→ Given material:
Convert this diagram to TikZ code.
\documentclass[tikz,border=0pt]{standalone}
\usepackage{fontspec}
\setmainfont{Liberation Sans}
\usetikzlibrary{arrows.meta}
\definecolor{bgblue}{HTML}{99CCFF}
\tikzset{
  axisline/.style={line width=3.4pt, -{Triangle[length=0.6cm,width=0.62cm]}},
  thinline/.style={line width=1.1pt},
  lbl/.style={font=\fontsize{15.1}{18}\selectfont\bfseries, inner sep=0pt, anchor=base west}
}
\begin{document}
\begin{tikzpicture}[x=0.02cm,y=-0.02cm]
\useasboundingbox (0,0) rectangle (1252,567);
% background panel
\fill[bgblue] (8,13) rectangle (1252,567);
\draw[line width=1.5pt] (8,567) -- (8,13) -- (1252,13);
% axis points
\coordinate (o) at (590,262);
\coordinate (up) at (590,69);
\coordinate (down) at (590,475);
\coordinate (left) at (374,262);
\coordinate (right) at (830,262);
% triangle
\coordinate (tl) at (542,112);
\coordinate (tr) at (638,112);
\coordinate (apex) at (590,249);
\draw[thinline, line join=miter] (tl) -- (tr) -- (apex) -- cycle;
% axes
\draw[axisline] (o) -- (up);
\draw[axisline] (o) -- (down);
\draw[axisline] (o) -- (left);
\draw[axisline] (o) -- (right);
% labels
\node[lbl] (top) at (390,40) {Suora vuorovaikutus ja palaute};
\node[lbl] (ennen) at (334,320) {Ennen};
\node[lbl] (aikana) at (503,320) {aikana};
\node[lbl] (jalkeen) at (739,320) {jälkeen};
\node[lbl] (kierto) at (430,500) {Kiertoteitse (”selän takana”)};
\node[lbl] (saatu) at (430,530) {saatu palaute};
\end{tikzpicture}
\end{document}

→ Set problem:
Each line above is to be repeated exactly.

→ Answer to this problem:
Convert this diagram to TikZ code.
\documentclass[tikz,border=0pt]{standalone}
\usepackage{fontspec}
\setmainfont{Liberation Sans}
\usetikzlibrary{arrows.meta}
\definecolor{bgblue}{HTML}{99CCFF}
\tikzset{
  axisline/.style={line width=3.4pt, -{Triangle[length=0.6cm,width=0.62cm]}},
  thinline/.style={line width=1.1pt},
  lbl/.style={font=\fontsize{15.1}{18}\selectfont\bfseries, inner sep=0pt, anchor=base west}
}
\begin{document}
\begin{tikzpicture}[x=0.02cm,y=-0.02cm]
\useasboundingbox (0,0) rectangle (1252,567);
% background panel
\fill[bgblue] (8,13) rectangle (1252,567);
\draw[line width=1.5pt] (8,567) -- (8,13) -- (1252,13);
% axis points
\coordinate (o) at (590,262);
\coordinate (up) at (590,69);
\coordinate (down) at (590,475);
\coordinate (left) at (374,262);
\coordinate (right) at (830,262);
% triangle
\coordinate (tl) at (542,112);
\coordinate (tr) at (638,112);
\coordinate (apex) at (590,249);
\draw[thinline, line join=miter] (tl) -- (tr) -- (apex) -- cycle;
% axes
\draw[axisline] (o) -- (up);
\draw[axisline] (o) -- (down);
\draw[axisline] (o) -- (left);
\draw[axisline] (o) -- (right);
% labels
\node[lbl] (top) at (390,40) {Suora vuorovaikutus ja palaute};
\node[lbl] (ennen) at (334,320) {Ennen};
\node[lbl] (aikana) at (503,320) {aikana};
\node[lbl] (jalkeen) at (739,320) {jälkeen};
\node[lbl] (kierto) at (430,500) {Kiertoteitse (”selän takana”)};
\node[lbl] (saatu) at (430,530) {saatu palaute};
\end{tikzpicture}
\end{document}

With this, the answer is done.